*** DATA FOR THIS TASK ***

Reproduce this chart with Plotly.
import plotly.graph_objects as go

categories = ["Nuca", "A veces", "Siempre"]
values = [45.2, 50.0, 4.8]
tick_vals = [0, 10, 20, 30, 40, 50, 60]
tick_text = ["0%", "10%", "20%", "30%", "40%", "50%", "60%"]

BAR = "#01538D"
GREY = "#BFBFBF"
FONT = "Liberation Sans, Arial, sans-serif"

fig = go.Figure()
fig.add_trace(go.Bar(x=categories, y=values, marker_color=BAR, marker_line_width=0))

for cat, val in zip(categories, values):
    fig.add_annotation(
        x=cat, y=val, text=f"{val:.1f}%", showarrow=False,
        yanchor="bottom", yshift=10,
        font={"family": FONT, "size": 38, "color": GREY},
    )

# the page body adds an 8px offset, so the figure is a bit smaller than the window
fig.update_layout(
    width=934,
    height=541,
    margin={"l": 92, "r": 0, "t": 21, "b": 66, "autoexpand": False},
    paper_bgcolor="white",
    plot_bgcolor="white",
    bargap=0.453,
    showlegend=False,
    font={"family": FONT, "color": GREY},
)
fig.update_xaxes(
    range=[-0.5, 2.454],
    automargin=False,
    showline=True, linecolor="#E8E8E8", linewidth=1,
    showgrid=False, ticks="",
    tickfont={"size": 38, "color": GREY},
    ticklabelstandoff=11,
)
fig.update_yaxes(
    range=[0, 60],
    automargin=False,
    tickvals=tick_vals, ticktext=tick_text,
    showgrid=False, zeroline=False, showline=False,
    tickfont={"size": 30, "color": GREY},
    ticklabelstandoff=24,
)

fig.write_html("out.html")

***
*** DATA FOR THIS TASK ***

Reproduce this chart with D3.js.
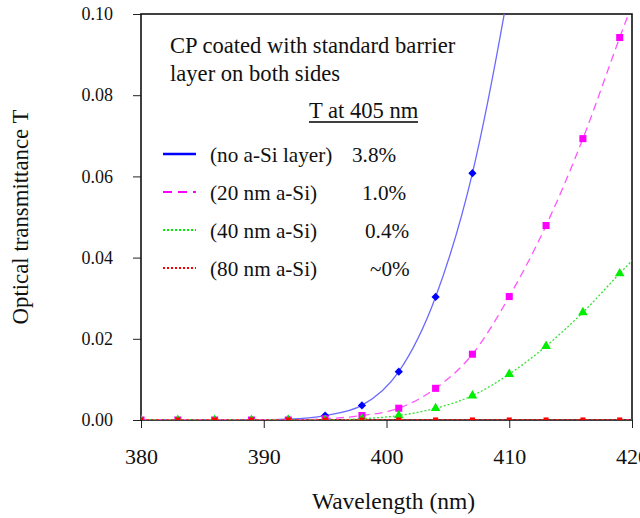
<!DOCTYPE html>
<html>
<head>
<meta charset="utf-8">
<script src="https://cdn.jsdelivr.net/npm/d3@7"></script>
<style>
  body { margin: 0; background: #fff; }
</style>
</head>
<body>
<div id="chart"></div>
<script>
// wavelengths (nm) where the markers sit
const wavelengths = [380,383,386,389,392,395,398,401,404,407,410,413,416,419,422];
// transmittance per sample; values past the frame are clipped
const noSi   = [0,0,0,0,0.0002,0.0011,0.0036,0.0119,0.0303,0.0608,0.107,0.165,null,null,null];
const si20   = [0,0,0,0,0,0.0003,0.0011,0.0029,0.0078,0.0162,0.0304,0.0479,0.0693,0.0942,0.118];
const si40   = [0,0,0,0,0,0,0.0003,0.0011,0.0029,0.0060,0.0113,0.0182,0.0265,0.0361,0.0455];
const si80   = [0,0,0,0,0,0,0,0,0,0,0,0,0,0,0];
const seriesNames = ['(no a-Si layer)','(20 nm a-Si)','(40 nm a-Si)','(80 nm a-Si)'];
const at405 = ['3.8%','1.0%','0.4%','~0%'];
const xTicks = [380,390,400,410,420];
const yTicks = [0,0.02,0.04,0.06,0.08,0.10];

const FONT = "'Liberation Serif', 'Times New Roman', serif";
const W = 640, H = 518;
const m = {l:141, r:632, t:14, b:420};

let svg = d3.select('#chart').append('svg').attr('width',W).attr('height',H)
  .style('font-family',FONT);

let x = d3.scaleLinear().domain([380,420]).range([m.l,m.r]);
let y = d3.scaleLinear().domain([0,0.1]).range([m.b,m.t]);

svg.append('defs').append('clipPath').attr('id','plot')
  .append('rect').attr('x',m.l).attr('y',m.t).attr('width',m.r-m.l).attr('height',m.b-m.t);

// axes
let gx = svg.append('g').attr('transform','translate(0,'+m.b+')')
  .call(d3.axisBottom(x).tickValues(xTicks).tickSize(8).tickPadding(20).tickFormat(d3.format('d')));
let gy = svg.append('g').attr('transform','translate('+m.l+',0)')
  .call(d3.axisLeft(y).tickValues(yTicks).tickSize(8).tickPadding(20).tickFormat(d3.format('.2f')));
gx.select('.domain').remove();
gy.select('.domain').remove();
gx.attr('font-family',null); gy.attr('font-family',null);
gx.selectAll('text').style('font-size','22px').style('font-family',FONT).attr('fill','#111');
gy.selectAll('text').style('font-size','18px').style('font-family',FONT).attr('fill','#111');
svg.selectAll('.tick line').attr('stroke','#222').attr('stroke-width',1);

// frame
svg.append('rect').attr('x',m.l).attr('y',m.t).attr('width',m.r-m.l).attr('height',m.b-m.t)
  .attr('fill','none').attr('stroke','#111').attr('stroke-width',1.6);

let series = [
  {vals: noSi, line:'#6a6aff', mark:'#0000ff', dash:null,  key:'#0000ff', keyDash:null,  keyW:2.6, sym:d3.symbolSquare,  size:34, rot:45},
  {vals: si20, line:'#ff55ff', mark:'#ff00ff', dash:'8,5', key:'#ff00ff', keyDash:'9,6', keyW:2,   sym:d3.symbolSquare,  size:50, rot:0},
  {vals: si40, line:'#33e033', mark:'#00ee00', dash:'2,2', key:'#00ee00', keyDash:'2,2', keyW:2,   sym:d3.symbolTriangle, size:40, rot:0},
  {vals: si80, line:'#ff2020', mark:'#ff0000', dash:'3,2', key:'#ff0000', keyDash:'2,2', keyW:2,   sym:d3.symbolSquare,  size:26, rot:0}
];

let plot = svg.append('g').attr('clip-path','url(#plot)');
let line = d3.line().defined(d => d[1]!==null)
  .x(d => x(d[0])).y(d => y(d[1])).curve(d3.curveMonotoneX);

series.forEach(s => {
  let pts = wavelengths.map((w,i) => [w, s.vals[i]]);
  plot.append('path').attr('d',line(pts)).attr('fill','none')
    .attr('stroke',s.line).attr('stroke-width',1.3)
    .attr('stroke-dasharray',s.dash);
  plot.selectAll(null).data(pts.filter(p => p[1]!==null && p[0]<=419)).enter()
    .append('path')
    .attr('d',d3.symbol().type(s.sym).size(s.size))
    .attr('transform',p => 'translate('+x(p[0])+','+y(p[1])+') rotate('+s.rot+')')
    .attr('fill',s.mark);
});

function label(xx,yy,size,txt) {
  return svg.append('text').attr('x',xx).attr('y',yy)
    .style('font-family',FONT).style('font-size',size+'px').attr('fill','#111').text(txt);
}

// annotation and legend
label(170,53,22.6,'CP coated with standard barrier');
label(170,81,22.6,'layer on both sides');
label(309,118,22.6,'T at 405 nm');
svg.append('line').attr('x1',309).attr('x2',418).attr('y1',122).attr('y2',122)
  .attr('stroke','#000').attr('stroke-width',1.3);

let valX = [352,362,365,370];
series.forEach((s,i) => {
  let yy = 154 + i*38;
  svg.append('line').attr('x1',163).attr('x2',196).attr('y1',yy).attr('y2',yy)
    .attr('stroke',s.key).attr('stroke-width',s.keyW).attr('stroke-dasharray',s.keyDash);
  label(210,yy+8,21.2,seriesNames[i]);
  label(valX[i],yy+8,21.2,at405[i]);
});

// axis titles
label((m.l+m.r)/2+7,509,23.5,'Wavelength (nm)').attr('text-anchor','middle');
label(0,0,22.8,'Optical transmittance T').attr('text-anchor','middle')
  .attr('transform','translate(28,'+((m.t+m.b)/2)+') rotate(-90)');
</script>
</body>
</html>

***
*** DATA FOR THIS TASK ***

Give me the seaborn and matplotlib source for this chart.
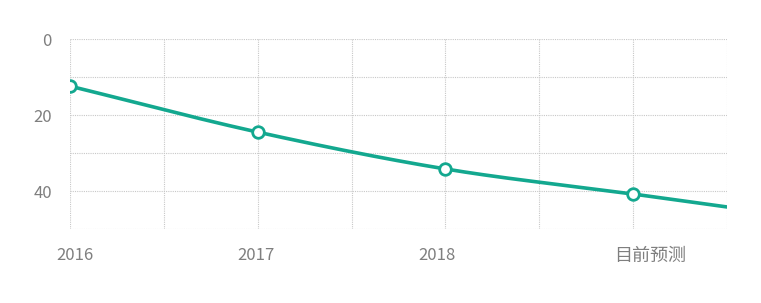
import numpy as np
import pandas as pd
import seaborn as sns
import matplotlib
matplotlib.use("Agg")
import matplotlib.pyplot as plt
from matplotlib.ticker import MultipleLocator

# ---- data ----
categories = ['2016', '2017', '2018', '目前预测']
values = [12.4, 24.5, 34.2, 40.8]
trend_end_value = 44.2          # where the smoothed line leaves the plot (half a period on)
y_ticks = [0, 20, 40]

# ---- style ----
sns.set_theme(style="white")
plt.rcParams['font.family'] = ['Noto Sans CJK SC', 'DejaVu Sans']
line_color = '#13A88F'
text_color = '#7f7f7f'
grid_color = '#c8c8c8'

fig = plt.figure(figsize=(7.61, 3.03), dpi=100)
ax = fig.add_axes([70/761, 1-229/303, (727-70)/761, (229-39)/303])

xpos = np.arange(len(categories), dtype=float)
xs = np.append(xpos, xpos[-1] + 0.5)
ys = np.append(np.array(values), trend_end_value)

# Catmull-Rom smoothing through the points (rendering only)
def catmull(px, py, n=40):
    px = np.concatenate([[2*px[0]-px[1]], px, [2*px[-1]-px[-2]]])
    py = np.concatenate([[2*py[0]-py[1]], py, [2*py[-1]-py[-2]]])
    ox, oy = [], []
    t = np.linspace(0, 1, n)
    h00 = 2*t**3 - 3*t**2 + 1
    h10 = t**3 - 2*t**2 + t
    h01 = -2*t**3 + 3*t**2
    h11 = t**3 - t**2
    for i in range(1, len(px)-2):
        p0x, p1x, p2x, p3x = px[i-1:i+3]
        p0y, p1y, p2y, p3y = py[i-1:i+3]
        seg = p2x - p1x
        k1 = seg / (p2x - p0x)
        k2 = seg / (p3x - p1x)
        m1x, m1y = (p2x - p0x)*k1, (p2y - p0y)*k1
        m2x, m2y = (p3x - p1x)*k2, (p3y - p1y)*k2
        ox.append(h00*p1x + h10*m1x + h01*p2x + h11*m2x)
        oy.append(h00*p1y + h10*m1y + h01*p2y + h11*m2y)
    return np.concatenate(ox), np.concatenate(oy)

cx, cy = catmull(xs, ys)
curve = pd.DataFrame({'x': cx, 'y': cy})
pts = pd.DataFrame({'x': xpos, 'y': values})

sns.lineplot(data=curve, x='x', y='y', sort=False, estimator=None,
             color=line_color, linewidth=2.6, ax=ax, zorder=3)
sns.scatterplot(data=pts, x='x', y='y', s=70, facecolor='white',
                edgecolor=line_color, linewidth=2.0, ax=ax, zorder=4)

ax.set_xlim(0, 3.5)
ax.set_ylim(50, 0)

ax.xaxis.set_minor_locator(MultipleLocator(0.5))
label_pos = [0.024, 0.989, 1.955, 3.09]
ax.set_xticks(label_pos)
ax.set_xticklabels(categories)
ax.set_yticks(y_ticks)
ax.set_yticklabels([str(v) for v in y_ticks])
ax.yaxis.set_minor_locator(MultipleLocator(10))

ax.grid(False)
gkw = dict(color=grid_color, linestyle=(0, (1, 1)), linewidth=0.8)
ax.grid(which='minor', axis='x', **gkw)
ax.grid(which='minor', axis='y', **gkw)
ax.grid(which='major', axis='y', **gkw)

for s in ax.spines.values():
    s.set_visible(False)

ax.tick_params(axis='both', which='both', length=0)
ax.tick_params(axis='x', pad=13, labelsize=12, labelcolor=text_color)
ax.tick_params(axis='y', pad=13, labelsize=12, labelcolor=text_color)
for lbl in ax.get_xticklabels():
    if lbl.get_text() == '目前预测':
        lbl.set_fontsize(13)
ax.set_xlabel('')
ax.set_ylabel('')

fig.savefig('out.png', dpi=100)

***

- [PROBLEM DESCRIPTION]:
Write out the lines from the one containing "Give me the" down to the one containing "1-229/303, (727-70)/761, (229-39)/303])", both included, exactly as they appear. Leave out any pictures.

- [RESULT]:
Give me the seaborn and matplotlib source for this chart.
import numpy as np
import pandas as pd
import seaborn as sns
import matplotlib
matplotlib.use("Agg")
import matplotlib.pyplot as plt
from matplotlib.ticker import MultipleLocator

# ---- data ----
categories = ['2016', '2017', '2018', '目前预测']
values = [12.4, 24.5, 34.2, 40.8]
trend_end_value = 44.2          # where the smoothed line leaves the plot (half a period on)
y_ticks = [0, 20, 40]

# ---- style ----
sns.set_theme(style="white")
plt.rcParams['font.family'] = ['Noto Sans CJK SC', 'DejaVu Sans']
line_color = '#13A88F'
text_color = '#7f7f7f'
grid_color = '#c8c8c8'

fig = plt.figure(figsize=(7.61, 3.03), dpi=100)
ax = fig.add_axes([70/761, 1-229/303, (727-70)/761, (229-39)/303])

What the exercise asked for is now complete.